The cousins stood by, impatient to show us their games and their friends. Their new clothes had been tailored at nearby markets and were carefully secured in locked wooden boxes.

If it was a rainy December, we would be out sliding in the mud and chasing hens until the boys were called away to help slaughter the goat and the girls were asked to help ferry water and firewood.

Christmas Mass in vernacular was the highlight of this drama of cultural cross-wires. Who was the “clean father” mentioned in the prayer? Silent Night in mother-tongue became another reminder of your inadequacies, your alienation.

Most of the time, you just drifted in and out of the Mass, like a short-wave radio that transmits snippets of conversations and sounds followed by long bleeps of blankness.

Still, no-one needed to be taught how to drink soda or how to eat goat-meat, even if the city boys might have been terribly traumatised by the ritual of slaughtering animals.

 

 

But oh, how the village has changed now, in these years of Sheng-speaking grandparents! Today, portable gas cookers speed up all the cooking and, for others, outside caterers — made up of thrifty women’s groups — do the work and lay out sumptuous pilau, kienyeji, fried tilapia, and grilled chicken on bedecked tables under pretty tents.

In the towns, the old city traditions of having Christmas lunch at the home of family friends or relatives have been eroded over time.

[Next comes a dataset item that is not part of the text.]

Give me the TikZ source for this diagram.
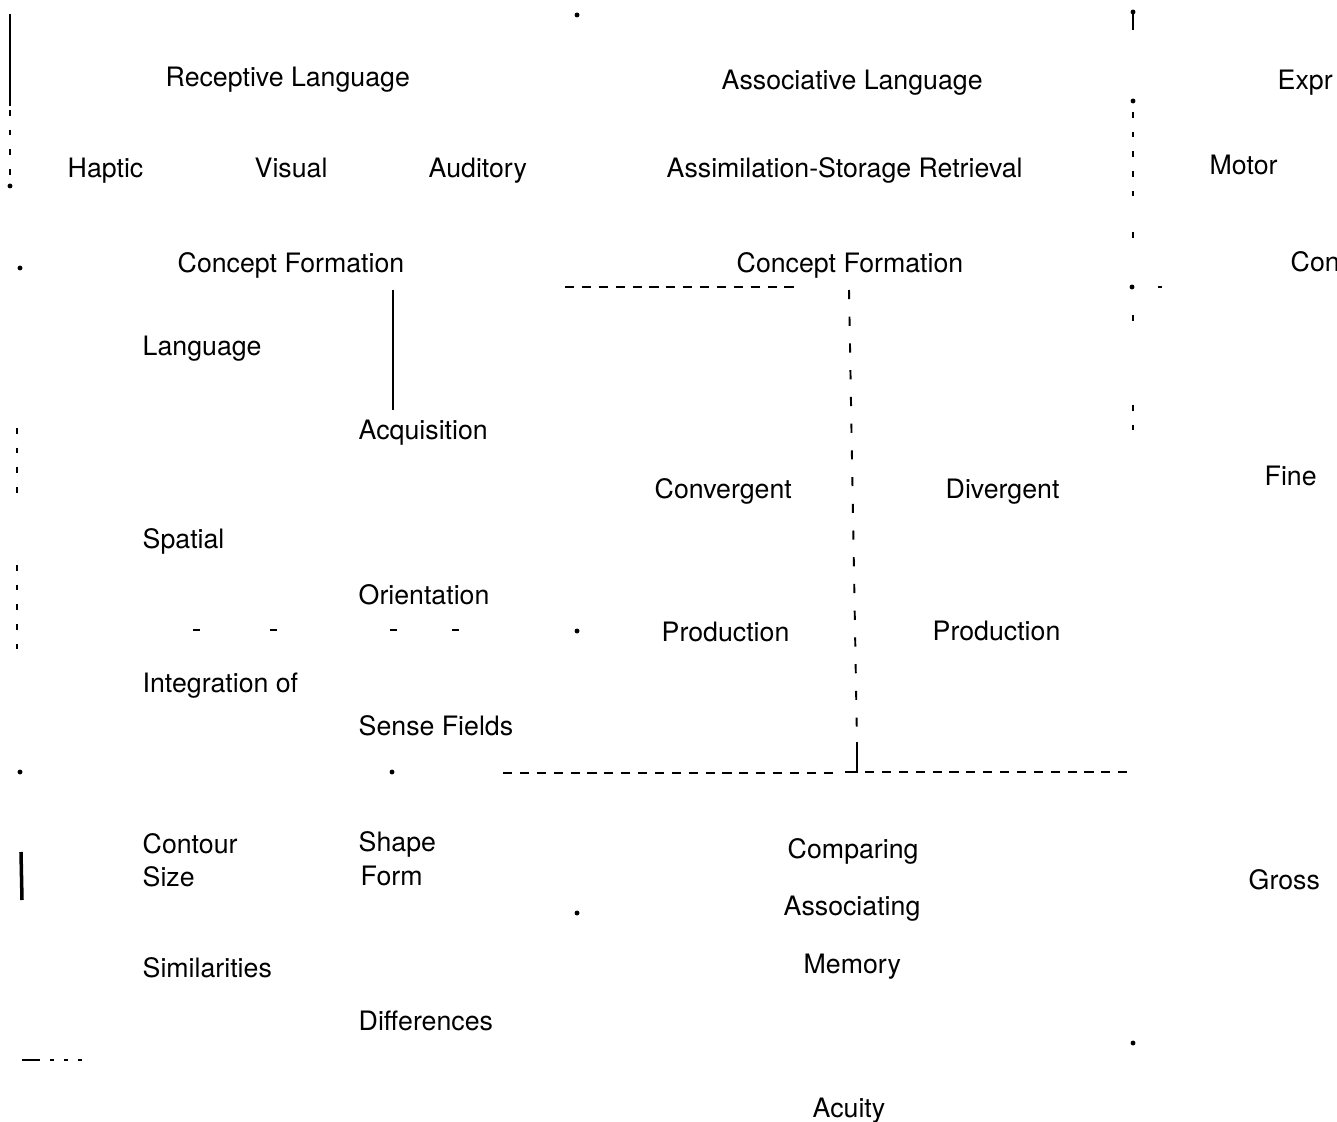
\documentclass[tikz,border=0pt]{standalone}
\usepackage{fontspec}
\setmainfont{TeX Gyre Heros}
\usepackage{tikz}

\begin{document}
\begin{tikzpicture}[x=0.01cm, y=-0.01cm,
  lbl/.style={anchor=west, inner sep=0pt, text height=0.72em, text depth=0pt,
    yshift=0.9pt, font=\fontsize{7.6}{9}\selectfont},
  rule/.style={line width=0.5pt},
  dashrule/.style={line width=0.5pt, dash pattern={on 2.6pt off 2.2pt}},
  tickrule/.style={line width=0.45pt, dash pattern={on 1.6pt off 4pt}},
  midrule/.style={line width=0.55pt, dash pattern={on 2.6pt off 5pt}},
  speck/.style={circle, fill, inner sep=0pt, minimum size=1.4pt}]
  \useasboundingbox (0,0) rectangle (1337,1122);

  % top row
  \node[lbl] (recep) at (165,77) {Receptive Language};
  \node[lbl] (assoc) at (721,80) {Associative Language};
  \node[lbl] (expr) at (1277,80) {Expr};
  \node[lbl] (haptic) at (67,168) {Haptic};
  \node[lbl] (visual) at (254,168) {Visual};
  \node[lbl] (audit) at (428,168) {Auditory};
  \node[lbl] (assim) at (666,168) {Assimilation-Storage Retrieval};
  \node[lbl] (motor) at (1209,165) {Motor};
  \node[lbl] (conceptL) at (177,263) {Concept Formation};
  \node[lbl] (conceptM) at (736,263) {Concept Formation};
  \node[lbl] (conR) at (1290,262) {Con};

  % left column
  \node[lbl] (lang) at (142,346) {Language};
  \node[lbl] (acqu) at (358,430) {Acquisition};
  \node[lbl] (spat) at (142,539) {Spatial};
  \node[lbl] (orie) at (358,595) {Orientation};
  \node[lbl] (integ) at (142,683) {Integration of};
  \node[lbl] (sense) at (358,726) {Sense Fields};
  \node[lbl] (cont) at (142,844) {Contour};
  \node[lbl] (size) at (142,877) {Size};
  \node[lbl] (shape) at (358,842) {Shape};
  \node[lbl] (form) at (360,876) {Form};
  \node[lbl] (simil) at (142,968) {Similarities};
  \node[lbl] (diffs) at (358,1021) {Differences};

  % middle and right
  \node[lbl] (conv) at (654,489) {Convergent};
  \node[lbl] (diverg) at (945,489) {Divergent};
  \node[lbl] (prodC) at (661,632) {Production};
  \node[lbl] (prodD) at (932,631) {Production};
  \node[lbl] (fine) at (1264,476) {Fine};
  \node[lbl] (compar) at (787,849) {Comparing};
  \node[lbl] (associng) at (783,906) {Associating};
  \node[lbl] (memo) at (803,964) {Memory};
  \node[lbl] (gross) at (1248,880) {Gross};
  \node[lbl] (acuity) at (812,1108) {Acuity};

  % left margin rules
  \draw[rule] (10,14) -- (10,106);
  \draw[tickrule] (10,110) -- (10,178);
  \node[speck] at (10,186) {};
  \node[speck] at (20,268) {};
  \draw[tickrule] (17,428) -- (17,500);
  \draw[tickrule] (17,565) -- (17,662);
  \node[speck] at (20,772) {};
  \draw[line width=1pt] (21,852) -- (22,900);
  \draw[line width=0.8pt, dash pattern={on 5pt off 3pt on 1pt off 3pt on 1pt off 3pt on 1pt off 2pt on 1pt}] (22,1060) -- (85,1060);

  % stray specks
  \node[speck] at (577,15) {};
  \node[speck] at (577,631) {};
  \node[speck] at (392,772) {};
  \node[speck] at (577,913) {};
  \node[speck] at (1133,1043) {};

  % link under the left concept formation
  \draw[rule] (393,290) -- (393,410);

  % dashed frame round convergent / divergent
  \draw[dashrule] (565,287) -- (800,287);
  \draw[midrule] (849,290) -- (857,742);
  \draw[rule] (857,742) -- (857,772) -- (845,772);
  \draw[dashrule] (503,773) -- (838,773);
  \draw[dashrule] (865,772) -- (1135,772);

  % short dashes across the orientation row
  \foreach \xa in {193,270,390,452}
    \draw[rule] (\xa,630) -- ++(7,0);

  % right margin rule
  \node[speck] at (1133,12) {};
  \draw[rule] (1133,14) -- (1133,30);
  \node[speck] at (1133,101) {};
  \draw[tickrule] (1133,112) -- (1133,205);
  \draw[tickrule] (1133,232) -- (1133,250);
  \node[speck] at (1132,287) {};
  \draw[rule] (1158,287) -- (1162,287);
  \draw[tickrule] (1133,315) -- (1133,325);
  \draw[tickrule] (1133,405) -- (1133,442);
\end{tikzpicture}
\end{document}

Middle-class families have gradually fallen into the routine of old Jomo Kenyatta, who usually spent his Christmas in Mombasa.

Wabara invade the coastal towns and resorts in such staggering numbers every December, bringing choc-a-bloc traffic jams that turn the 14-kilometre drive from Nakumatt Nyali to Mtwapa into a two-hour nightmare!

In towns all over the country, the Christmas Day church service is now followed by lunch at venues where clowns, face-painters, jumping castles and dancing competitions keep kids busy as the adults delve into high-brand alcohol, delicately prepared meats, salads, desserts and even the coveted traditional vegetables.

And all of this is done with the kind of reckless abandon that no other season in the year brings upon Kenyans!